Introduction
The only curative and durable treatment option for patients suffering from end-stage liver disease is liver transplantation. However, there is a shortage of donor grafts of adequate quality, which is a major cause of wait list mortality. Ex situ liver resuscitation, reconditioning or regeneration of sub-optimal donor grafts can potentially enlarge the number of available donor grafts. However, this can only be achieved using long term normothermic machine perfusion (NMP). The current clinically relevant perfusion devices do not fully mimic the in situ environment of the liver, which results in gravity induced pressure injuries and poor peripheral perfusion. The aim of this thesis is to create an organ chamber that is similar to the in situ situation, capable of preventing gravity induced pressure injuries and improving peripheral perfusion.

Materials & Methods
Two prototypes were fabricated using materials bought at the DIY store. Perfusions were performed with porcine (N=3) and human research livers (N=2) using an adapted Liver Assist (XVIVO abdominal) perfusion system. Both prototypes were part of a closed loop perfusion system and in both human research livers all three main vessels were cannulated. Temperature control and perfusion stabilization was tested during perfusion. The water in the reservoir was heated from 20 °C to 37 °C during the first hour, followed by NMP during which the temperature was kept at 37 °C. The influence of the amount of water in the water reservoir on the perfusion parameters was tested by altering the height of the water level. Perfusate samples from the human research livers were taken at set time points.

Results
Both prototypes were capable of controlled rewarming of the liver to 37 °C during the first hour of perfusion. After reaching 37 °C the temperature remained stable. During perfusion with both prototypes, perfusion parameters could be set to the desired target values and the flows remained stable. The second prototype was used to test the effect of different water levels in the water reservoir on the perfusion parameters. With 7 centimeters of water in the reservoir, the portal vein flow was 940 ml/min. With 12 centimeters of water, the portal vein flow started to decrease until it reached a flow of 660 ml/min with the maximum of 23 centimeters of water.

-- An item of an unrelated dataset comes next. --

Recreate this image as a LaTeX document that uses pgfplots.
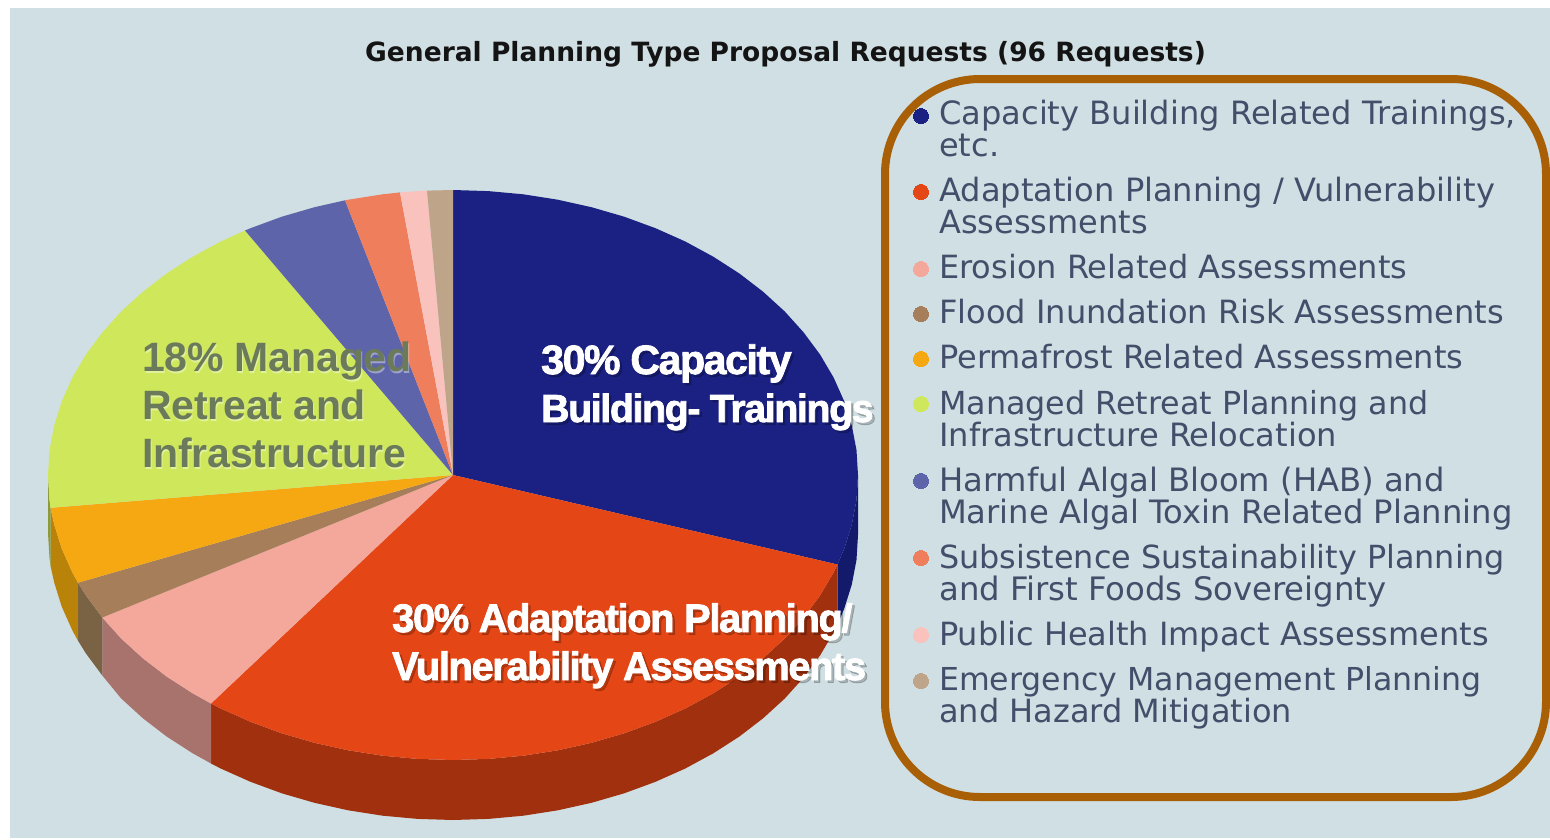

The hepatic artery flow was not influenced by the varying water level. The inferior vena cava pressure slowly decreased from 2 mmHg with 7 centimeters of water, to -3 mmHg with 23 centimeters of water. Both perfusions showed an increase in injury markers during perfusion.

Conclusion
In this thesis, a new approach to the organ chamber was explored, to prevent gravity induced pressure injuries and improve peripheral perfusion. Both prototypes were capable of maintaining stable perfusion parameters. The amount of water surrounding the liver influences the flow of the portal vein and the pressure of the inferior vena cava. In the future, this effect could be used to mimic the function of the diaphragm and improve the peripheral perfusion. The next step is to quantify and visualize peripheral perfusion and improve the outcomes of long term liver perfusion.